● **What to produce**: Reproduce all of the data exactly, with no line skipped.

● **Source material**:
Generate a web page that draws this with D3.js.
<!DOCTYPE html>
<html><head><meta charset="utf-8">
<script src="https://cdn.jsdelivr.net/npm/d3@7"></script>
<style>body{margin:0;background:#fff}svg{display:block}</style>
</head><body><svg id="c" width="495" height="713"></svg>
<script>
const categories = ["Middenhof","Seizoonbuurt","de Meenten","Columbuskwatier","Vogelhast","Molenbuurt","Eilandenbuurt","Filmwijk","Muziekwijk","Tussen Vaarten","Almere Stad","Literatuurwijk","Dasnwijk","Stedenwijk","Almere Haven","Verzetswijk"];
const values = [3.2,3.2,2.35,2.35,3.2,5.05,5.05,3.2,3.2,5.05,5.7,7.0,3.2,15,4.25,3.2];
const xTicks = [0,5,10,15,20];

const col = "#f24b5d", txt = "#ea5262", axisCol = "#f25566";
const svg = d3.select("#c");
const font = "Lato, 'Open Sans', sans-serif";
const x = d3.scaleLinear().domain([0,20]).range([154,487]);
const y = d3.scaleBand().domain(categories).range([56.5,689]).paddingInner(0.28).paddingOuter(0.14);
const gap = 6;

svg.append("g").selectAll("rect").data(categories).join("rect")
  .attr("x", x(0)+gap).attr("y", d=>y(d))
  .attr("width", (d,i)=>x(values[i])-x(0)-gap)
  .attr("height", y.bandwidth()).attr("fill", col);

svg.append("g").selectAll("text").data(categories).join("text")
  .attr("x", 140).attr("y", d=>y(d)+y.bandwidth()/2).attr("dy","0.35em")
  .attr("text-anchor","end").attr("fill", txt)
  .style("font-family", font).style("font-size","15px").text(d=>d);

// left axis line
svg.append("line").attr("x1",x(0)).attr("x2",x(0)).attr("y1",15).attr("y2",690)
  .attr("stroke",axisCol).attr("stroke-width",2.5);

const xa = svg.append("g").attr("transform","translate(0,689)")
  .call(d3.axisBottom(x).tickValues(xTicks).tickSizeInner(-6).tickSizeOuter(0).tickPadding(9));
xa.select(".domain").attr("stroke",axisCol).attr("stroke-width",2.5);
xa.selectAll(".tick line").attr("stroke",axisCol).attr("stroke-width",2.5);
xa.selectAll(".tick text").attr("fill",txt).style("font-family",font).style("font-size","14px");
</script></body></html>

● **Written response**:
Generate a web page that draws this with D3.js.
<!DOCTYPE html>
<html><head><meta charset="utf-8">
<script src="https://cdn.jsdelivr.net/npm/d3@7"></script>
<style>body{margin:0;background:#fff}svg{display:block}</style>
</head><body><svg id="c" width="495" height="713"></svg>
<script>
const categories = ["Middenhof","Seizoonbuurt","de Meenten","Columbuskwatier","Vogelhast","Molenbuurt","Eilandenbuurt","Filmwijk","Muziekwijk","Tussen Vaarten","Almere Stad","Literatuurwijk","Dasnwijk","Stedenwijk","Almere Haven","Verzetswijk"];
const values = [3.2,3.2,2.35,2.35,3.2,5.05,5.05,3.2,3.2,5.05,5.7,7.0,3.2,15,4.25,3.2];
const xTicks = [0,5,10,15,20];

const col = "#f24b5d", txt = "#ea5262", axisCol = "#f25566";
const svg = d3.select("#c");
const font = "Lato, 'Open Sans', sans-serif";
const x = d3.scaleLinear().domain([0,20]).range([154,487]);
const y = d3.scaleBand().domain(categories).range([56.5,689]).paddingInner(0.28).paddingOuter(0.14);
const gap = 6;

svg.append("g").selectAll("rect").data(categories).join("rect")
  .attr("x", x(0)+gap).attr("y", d=>y(d))
  .attr("width", (d,i)=>x(values[i])-x(0)-gap)
  .attr("height", y.bandwidth()).attr("fill", col);

svg.append("g").selectAll("text").data(categories).join("text")
  .attr("x", 140).attr("y", d=>y(d)+y.bandwidth()/2).attr("dy","0.35em")
  .attr("text-anchor","end").attr("fill", txt)
  .style("font-family", font).style("font-size","15px").text(d=>d);

// left axis line
svg.append("line").attr("x1",x(0)).attr("x2",x(0)).attr("y1",15).attr("y2",690)
  .attr("stroke",axisCol).attr("stroke-width",2.5);

const xa = svg.append("g").attr("transform","translate(0,689)")
  .call(d3.axisBottom(x).tickValues(xTicks).tickSizeInner(-6).tickSizeOuter(0).tickPadding(9));
xa.select(".domain").attr("stroke",axisCol).attr("stroke-width",2.5);
xa.selectAll(".tick line").attr("stroke",axisCol).attr("stroke-width",2.5);
xa.selectAll(".tick text").attr("fill",txt).style("font-family",font).style("font-size","14px");
</script></body></html>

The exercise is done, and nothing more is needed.